The Monrosa v. Carbon Black Export, Inc.

RESPONDENT: Carbon Black Export, Inc.
LOCATION: Union Station

DECIDED BY: Warren Court (1958-1962)
LOWER COURT: United States Court of Appeals for the Fifth Circuit

CITATION: 359 US 180 (1959)
ARGUED: Mar 03, 1959 / Mar 04, 1959
DECIDED: Mar 30, 1959

Facts of the case


Media for The Monrosa v. Carbon Black Export, Inc.

Audio Transcription for Oral Argument - March 04, 1959 in The Monrosa v. Carbon Black Export, Inc.

Audio Transcription for Oral Argument - March 03, 1959 in The Monrosa v. Carbon Black Export, Inc.

Earl Warren:

Number 178, Steamship Monrosa et al, Petitioner versus Carbon Black Export Incorporated.

Mr. Vickery.

E. D. Vickery:

Mr. Chief Justice, may it please the Court.

This case arises out of a shipment of a cargo of Carbon Black from the ports of New Orleans, Louisiana, and Houston, Texas to four different ports in Italy; Genoa, Naples, Venice, and Trieste.

The shipment was made aboard petitioner's vessel, the Monrosa.

Petitioner is an Italian steamship company.

During the course of the vessel's voyage to Italy while the vessel was in the Atlantic Ocean, one of the plates in one of the cargo holes gave way and permitted seawater to enter into the vessel's hole.

As a consequence, all of the carbon black in one of the holes of the vessel was damaged by the seawater.

Although it was all -- it was destined for four separate ports in Italy.

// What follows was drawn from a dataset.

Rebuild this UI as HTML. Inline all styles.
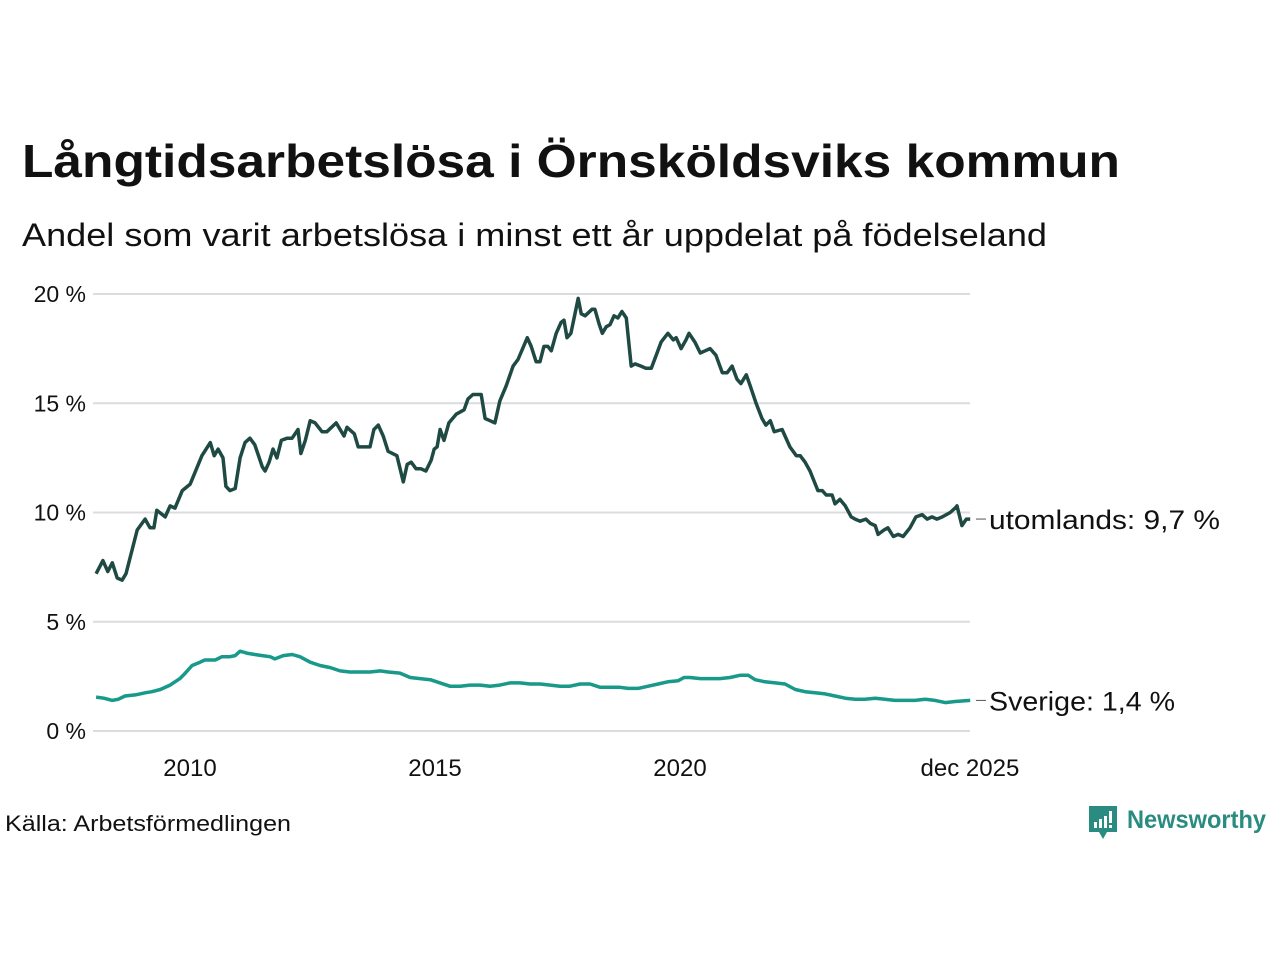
<!DOCTYPE html>
<html><head><meta charset="utf-8"><style>
body{margin:0;background:#fff;}
svg{display:block;font-family:"Liberation Sans",sans-serif;}
</style></head><body>
<svg id="chart" width="1280" height="960" viewBox="0 0 1280 960">
<text x="22" y="177" font-size="46" font-weight="bold" fill="#111" textLength="1098" lengthAdjust="spacingAndGlyphs">Långtidsarbetslösa i Örnsköldsviks kommun</text>
<text x="22" y="246" font-size="32" fill="#111" textLength="1025" lengthAdjust="spacingAndGlyphs">Andel som varit arbetslösa i minst ett år uppdelat på födelseland</text>
<g id="grid"></g><g id="series"></g><g id="labels"></g>
<text x="5" y="831" font-size="22" fill="#111" textLength="286" lengthAdjust="spacingAndGlyphs">Källa: Arbetsförmedlingen</text>
<g>
<path d="M1089 806 h28 v26 h-10 l-4 7 l-4 -7 h-10 z" fill="#2a8c80"/>
<rect x="1094" y="822" width="3" height="6" fill="#fff"/><rect x="1099" y="819" width="3" height="9" fill="#fff"/><rect x="1104" y="816" width="3" height="12" fill="#fff"/><rect x="1109" y="811" width="3" height="12" fill="#fff"/><rect x="1109" y="825" width="3" height="3" fill="#fff"/>
<text x="1127" y="828" font-size="25" font-weight="bold" fill="#2a8c80" textLength="139" lengthAdjust="spacingAndGlyphs">Newsworthy</text>
</g>
</svg>
<script>
const yTicks=[0,5,10,15,20];
const yTickLabels=["0 %","5 %","10 %","15 %","20 %"];
const xTicks=[2010,2015,2020,2025.917];
const xTickLabels=["2010","2015","2020","dec 2025"];
const utomYears=[2008.00,2008.14,2008.24,2008.33,2008.43,2008.53,2008.61,2008.84,2009.00,2009.10,
2009.18,2009.24,2009.41,2009.51,2009.61,2009.76,2009.92,2010.16,2010.33,2010.41,
2010.49,2010.59,2010.65,2010.73,2010.84,2010.94,2011.04,2011.14,2011.24,2011.39,
2011.45,2011.53,2011.61,2011.69,2011.78,2011.90,2012.00,2012.12,2012.18,2012.27,
2012.37,2012.47,2012.61,2012.71,2012.90,2013.06,2013.12,2013.27,2013.35,2013.45,
2013.59,2013.67,2013.76,2013.86,2013.96,2014.14,2014.27,2014.35,2014.43,2014.53,
2014.63,2014.73,2014.84,2014.90,2014.96,2015.02,2015.10,2015.20,2015.35,2015.51,
2015.59,2015.69,2015.86,2015.94,2016.04,2016.14,2016.24,2016.37,2016.51,2016.61,
2016.80,2016.88,2016.98,2017.06,2017.14,2017.22,2017.29,2017.39,2017.49,2017.55,
2017.61,2017.69,2017.84,2017.90,2017.98,2018.12,2018.18,2018.27,2018.33,2018.41,
2018.49,2018.57,2018.65,2018.73,2018.82,2018.92,2019.00,2019.12,2019.22,2019.33,
2019.43,2019.53,2019.67,2019.78,2019.84,2019.94,2020.04,2020.10,2020.22,2020.33,
2020.43,2020.53,2020.65,2020.78,2020.88,2020.98,2021.08,2021.16,2021.27,2021.35,
2021.47,2021.59,2021.67,2021.76,2021.84,2022.00,2022.16,2022.29,2022.37,2022.47,
2022.57,2022.73,2022.82,2022.90,2023.02,2023.08,2023.18,2023.29,2023.41,2023.49,
2023.59,2023.71,2023.80,2023.90,2023.96,2024.08,2024.16,2024.27,2024.37,2024.47,
2024.61,2024.73,2024.86,2024.96,2025.06,2025.16,2025.27,2025.43,2025.53,2025.57,
2025.67,2025.76,2025.84];
const utomValues=[7.2,7.8,7.3,7.7,7.0,6.9,7.2,9.2,9.7,9.3,
9.3,10.1,9.8,10.3,10.2,11.0,11.3,12.6,13.2,12.6,
12.9,12.5,11.2,11.0,11.1,12.5,13.2,13.4,13.1,12.1,
11.9,12.3,12.9,12.5,13.3,13.4,13.4,13.8,12.7,13.3,
14.2,14.1,13.7,13.7,14.1,13.5,13.9,13.6,13.0,13.0,
13.0,13.8,14.0,13.5,12.8,12.6,11.4,12.2,12.3,12.0,
12.0,11.9,12.4,12.9,13.0,13.8,13.3,14.1,14.5,14.7,
15.2,15.4,15.4,14.3,14.2,14.1,15.1,15.8,16.7,17.0,
18.0,17.6,16.9,16.9,17.6,17.6,17.4,18.2,18.7,18.8,
18.0,18.2,19.8,19.1,19.0,19.3,19.3,18.6,18.2,18.5,
18.6,19.0,18.9,19.2,18.9,16.7,16.8,16.7,16.6,16.6,
17.2,17.8,18.2,17.9,18.0,17.5,17.9,18.2,17.8,17.3,
17.4,17.5,17.2,16.4,16.4,16.7,16.1,15.9,16.3,15.8,
15.0,14.3,14.0,14.2,13.7,13.8,13.0,12.6,12.6,12.3,
11.9,11.0,11.0,10.8,10.8,10.4,10.6,10.3,9.8,9.7,
9.6,9.7,9.5,9.4,9.0,9.2,9.3,8.9,9.0,8.9,
9.3,9.8,9.9,9.7,9.8,9.7,9.8,10.0,10.2,10.3,
9.4,9.7,9.7];
const sveYears=[2008.00,2008.16,2008.33,2008.45,2008.59,2008.80,2009.00,2009.14,2009.31,2009.51,
2009.71,2009.82,2009.96,2010.12,2010.22,2010.43,2010.57,2010.73,2010.84,2010.94,
2011.10,2011.24,2011.39,2011.55,2011.65,2011.82,2012.00,2012.16,2012.37,2012.57,
2012.78,2012.98,2013.18,2013.39,2013.59,2013.80,2013.96,2014.20,2014.41,2014.61,
2014.82,2015.02,2015.22,2015.43,2015.63,2015.84,2016.04,2016.24,2016.45,2016.65,
2016.86,2017.06,2017.27,2017.47,2017.67,2017.88,2018.08,2018.29,2018.49,2018.69,
2018.86,2019.06,2019.27,2019.47,2019.67,2019.88,2020.00,2020.12,2020.33,2020.53,
2020.73,2020.94,2021.14,2021.31,2021.45,2021.65,2021.86,2022.06,2022.27,2022.47,
2022.67,2022.88,2023.08,2023.29,2023.49,2023.69,2023.90,2024.10,2024.31,2024.51,
2024.71,2024.92,2025.12,2025.33,2025.53,2025.84];
const sveValues=[1.55,1.5,1.4,1.45,1.6,1.65,1.75,1.8,1.9,2.1,
2.4,2.65,3.0,3.15,3.25,3.25,3.4,3.4,3.45,3.65,
3.55,3.5,3.45,3.4,3.3,3.45,3.5,3.4,3.15,3.0,
2.9,2.75,2.7,2.7,2.7,2.75,2.7,2.65,2.45,2.4,
2.35,2.2,2.05,2.05,2.1,2.1,2.05,2.1,2.2,2.2,
2.15,2.15,2.1,2.05,2.05,2.15,2.15,2.0,2.0,2.0,
1.95,1.95,2.05,2.15,2.25,2.3,2.45,2.45,2.4,2.4,
2.4,2.45,2.55,2.55,2.35,2.25,2.2,2.15,1.9,1.8,
1.75,1.7,1.6,1.5,1.45,1.45,1.5,1.45,1.4,1.4,
1.4,1.45,1.4,1.3,1.35,1.4];
const NS="http://www.w3.org/2000/svg";
const X0=93,X1=970;
function xs(y){return 190+(y-2010)*49;}
function xd(y){return xs(y+1/12);}
function ys(v){return 731-v*21.85;}
function mk(tag,attrs,parent){const e=document.createElementNS(NS,tag);for(const k in attrs)e.setAttribute(k,attrs[k]);parent.appendChild(e);return e;}
const grid=document.getElementById('grid');
yTicks.forEach((t,i)=>{
  const l=mk('line',{x1:X0,x2:X1,y1:ys(t),y2:ys(t),stroke:'#dcdce0','stroke-width':2},grid);
  
  
  const tx=mk('text',{x:86,y:ys(t)+8,'font-size':23,'text-anchor':'end',fill:'#111'},grid);
  tx.textContent=yTickLabels[i];
  
  
});
xTicks.forEach((t,i)=>{
  const tx=mk('text',{x:xs(t),y:776,'font-size':24,'text-anchor':'middle',fill:'#111'},grid);
  tx.textContent=xTickLabels[i];
  
  
});
const ser=document.getElementById('series');
function line(ys_,vs,color,name){
  const d=ys_.map((y,i)=>(i?'L':'M')+xd(y).toFixed(1)+' '+ys(vs[i]).toFixed(1)).join(' ');
  const p=mk('path',{d:d,fill:'none',stroke:color,'stroke-width':3.5,'stroke-linejoin':'round'},ser);
  
  
}
line(sveYears,sveValues,'#18998a','sverige-line');
line(utomYears,utomValues,'#1f4a44','utomlands-line');
const lab=document.getElementById('labels');
function endLabel(ys_,vs,text,name,len){
  const v=vs[vs.length-1];const yy=ys(v);
  mk('line',{x1:976,x2:986,y1:yy,y2:yy,stroke:'#555','stroke-width':1},lab);
  const tx=mk('text',{x:989,y:yy+10,'font-size':27,fill:'#111',textLength:len,lengthAdjust:'spacingAndGlyphs'},lab);
  tx.textContent=text;
  
  
}
endLabel(utomYears,utomValues,'utomlands: 9,7 %','utomlands-label',231);
endLabel(sveYears,sveValues,'Sverige: 1,4 %','sverige-label',186);
</script>
</body></html>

The force -- the first port of call was Genoa, as it was all damaged, it was all discharged at Genoa as it would be impossible to make substantial delivery in the other three Italian ports.

The liable was instituted against the vessel in rem and against the petitioner in personam in the United States District Court in Houston praying for damages somewhat in excess of $100,000 by virtue of this damage.

As a warrant of seizure was issued for the vessel and the vessel placed under arrest by the marshal, petitioner of necessity posted the necessary corporate surety bond to secure the release of the vessel so it could continue in its normal operations.

A claim of the owner was also filed at this time as it is usual and customary and admiralty, and maritime matters.

Because the contract of carriage, the bill of lading, the bills of lading rather, some 27 in number insofar as they relate to this particular cause of action had a cause in them which provided that no legal proceedings for the recovery of loss or damage to this cargo should be instituted except in the courts of Genoa, Italy.

For this reason, the petitioners filed a motion to decline jurisdiction.

In filing this motion, the petitioners did not contest or question the basic admiralty jurisdiction of the United States District Court in Houston.

The jurisdiction of the Court, both in personam and in rem is admitted.

There is no question with respect to basic jurisdiction.

However, the petitioner requested the District Court to decline to hear this litigation because the agreement made to litigate claims in Genoa, Italy was not and an unreasonable one and that in fact, the only reasonable forum for the adjudication of this controversy was in the courts of Italy, the agreed upon forum.

The District Court granted this motion and declined jurisdiction, upon its finding that the agreement was not an unreasonable one.

It required the respondent in the District Court and the petitioners here, however, to give appropriate security to the libelant in the total amount of the initial bond of $100,000 conditioned that the petitioner would pay any judgment that might be awarded by the Italian courts.

This was to protect the security which the respondent was able to obtain upon a seizure of the vessel in Houston.

So, insofar as a security for its loss, if it is able to establish liability, the respondent has full security as if the case were pending in the United States.

The Court, in granting this motion, relied on a decision from the Court of Appeals of the Second Circuit, the William H. Muller case by which we shall talk at some length further in the argument.

The Court, however, went somewhat further then the Court of Appeals for the Second Circuit require in the Muller case when it required the posting of a corporate surety bond to protect the security which the respondent had obtained by issuing a warrant of seizure against the vessel.

When the matter was taken before the United States Court of Appeals for the Fifth Circuit, that Court remanded the case to the District Court primarily on two grounds.

First of all, that the agreement to adjudicate claims in Genoa, Italy only was void as contrary to public policy.

And secondly, on the grounds that the agreement in the contract of carriage, the bill of lading, was not sufficient to cover in rem actions against the vessel itself as well as in personam actions against the owners of the vessel.

So, we turned first to the question of whether or not an agreement such as this, upon a particular forum for the litigation of any controversies that might arise with respect to a particular shipment of cargo, aboard a foreign vessel, is valid and enforceable or whether it is as the Court of Appeals below held contrary to the public policy.